It’s that same old thing– you never think about something until…it’s not there, or it’s not working right, or it threatens to leave, or it hurts. I mean, do you really spend a lot of time thinking about your mouth? Right now in fact, when was the last time you thought about your mouth– if you don’t have a problem with your teeth, you haven’t thought about your mouth all day. But if you have a toothache, you only think about the pain. And you look back, all the way to…yesterday… when you didn’t think twice about your mouth and life was good. How come you never noticed how good your life was when your mouth wasn’t aching?

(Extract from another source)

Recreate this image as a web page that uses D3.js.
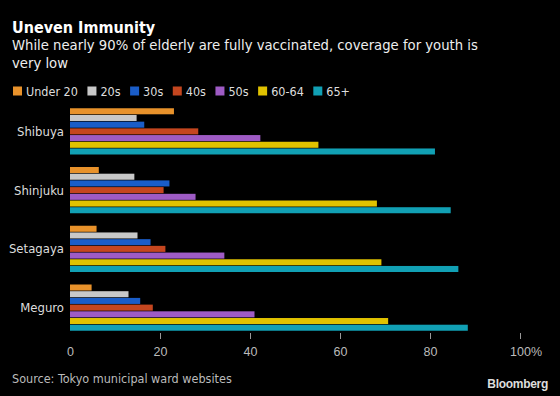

I was thinking about that when I was speaking to a young faculty member who said that the last university she taught at, she was always pressured to give As and Bs, grades far above what her students actually deserved. She said that students who couldn’t construct the most simple of speeches were given A-. I thought about all the things I wish I could change at the City University, but pressure to give undeserved grades isn’t on my list of gripes. I didn’t even realize I should be thankful– I didn’t even know what I had, until someone made me realize what life could be like. Half the things I need to be grateful for, I take for granted. Toenails are another example. And I am not being flip– years ago when I ran marathons, one of my toenails, the big one on my right foot, fell off. A guy studying to be a podiatrist told me the toenail would never grow back. I was stunned. I was 26 and couldn’t believe I’d never wear sandals again. It grew back, yet how many times do I ever think about being grateful about my toenails?
I’m just saying, we have so much to be grateful for, we don’t even know half, forget half, a quarter of it.